Without having to state who was the morally superior president at the time, we should recognize our role in the biggest political blunder of the 20th century in Serbia/Bosnia.
Wait.
Chamberlain.
Maybe the second biggest.
You are, of course, free to hold and voice whatever opinion you choose, but posting erroneous and misleading articles and expecting no negative feedback is just asking a little much, don't you think?
The author's central thesis matches Serb-nationalist revisionist thinking on the matter of Bosnia's Muslims - back in 1992 Serbia went to war with Bosnia's Muslims on the basis of their being 'Turks', not the boogeymen who would emerge from Afghanistan later.

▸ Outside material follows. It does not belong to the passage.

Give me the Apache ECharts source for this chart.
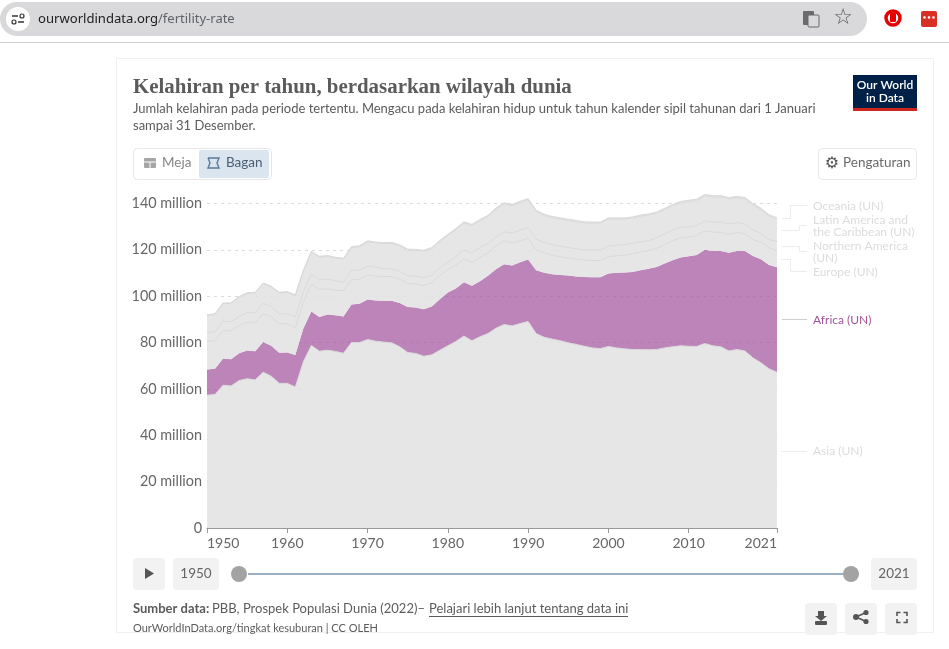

Furthermore, the author mistakenly attributes Al Quaeda's 'internationalization' to the Bosnian conflict - rather than attibuting the Al Qaeada presence in Bosnia to Al Quaeda's organizational aim of extending it's reach globally during the early 1990's - in addition to Bosnia, Al Quaeda was active in Somalia, and was working on setting up operatives in America itself while operating itself out of the Sudan, rather than Afghanistan.
Getting back to the 4,000 Mujahadeen in Bosnia, they mostly came from organizations allied with Iran - and it is conveniently forgotten that Iran and Al Quaeda have never had congruent views of Muslim Fundamentalism - each sees itself at the head of the purported Muslim Caliphate to be emplaced after the revolution is complete, and the two fought each other by proxy in Afghanistan to the detriment of the Afghanis caught between them.
Al Quaeda used Bosnia more like it uses Palestine - they could give a rat's ass about the people there, but will happily set up charity organizations in order to gather funds for non-charitable purposes and send small groups of personnel to make recruiting materials to gather men for the main effort elsewhere.
The main point with the Bosnian conflict, however, is that Amercia was fighting terrorism - and the terrorism in that instance was directed from Belgrade.
Now I realize that this goes against the conventional wisdom on these threads, but the subscribers to the conventional wisdom on these threads tend to support an agenda more in line with foreign interests (Serbia first) than on in line with our interests: law and order and accountable governance rather than paramilitary states who make up their own rules as they go along.
Rant away, Konjin. You say my time has past, but I will outlive the Republika Srpska and everything Milosevic inflicted upon this world. History is rendering a different verdict than you are.